6. Seek Nearby Assistance
They might be able to test your battery, alternator, and charging system. In remote areas, try to get to a populated location or call for roadside assistance if you have that service.
7. Avoid Long Idling
Idling can still consume battery power, especially if you’re running various systems. Instead, consider turning off the engine and restarting it when necessary.
8. Monitor Dashboard Indicators
Apart from the ‘Battery Saver’ alert, keep an eye on the battery light indicator. If it stays illuminated while driving, it indicates a potential issue with the battery or charging system.
Battery Saver Mode vs. Traditional Battery Systems
Battery Saver Mode is an advanced feature in many modern cars designed to conserve battery life. When the vehicle detects that the battery is reaching a critically low level, it will automatically shut down non-essential electrical systems. This ensures that the battery retains enough power for primary functions, such as starting the engine, the next time you use the car.
Purpose and Functionality
While both the Battery Saver Mode and traditional battery systems aim to provide power to the vehicle, their approach is different. Traditional battery systems rely on the driver to manage the battery’s health, while Battery Saver Mode takes a proactive approach. It automatically manages power distribution based on the battery’s condition, reducing the chances of unexpected battery drain.
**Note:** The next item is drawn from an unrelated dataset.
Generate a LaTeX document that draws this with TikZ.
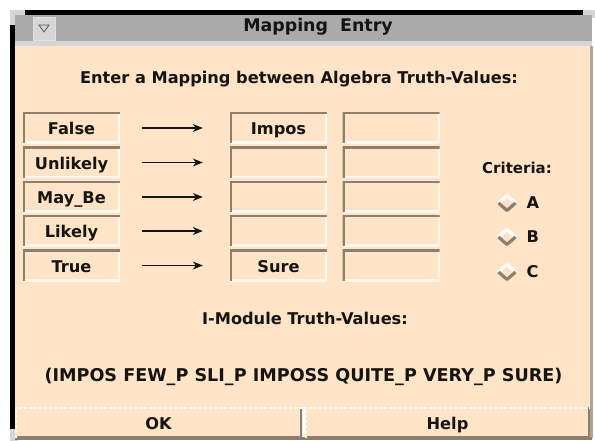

Reliability in Emergency Situations
Imagine being in a situation where you’re using your car’s lights or radio for an extended period without the engine running. With a traditional battery system, you run the risk of draining the battery to a point where the car won’t start. Battery Saver Mode offers a safety net in such scenarios, shutting down non-essentials before the battery is too drained to start the car.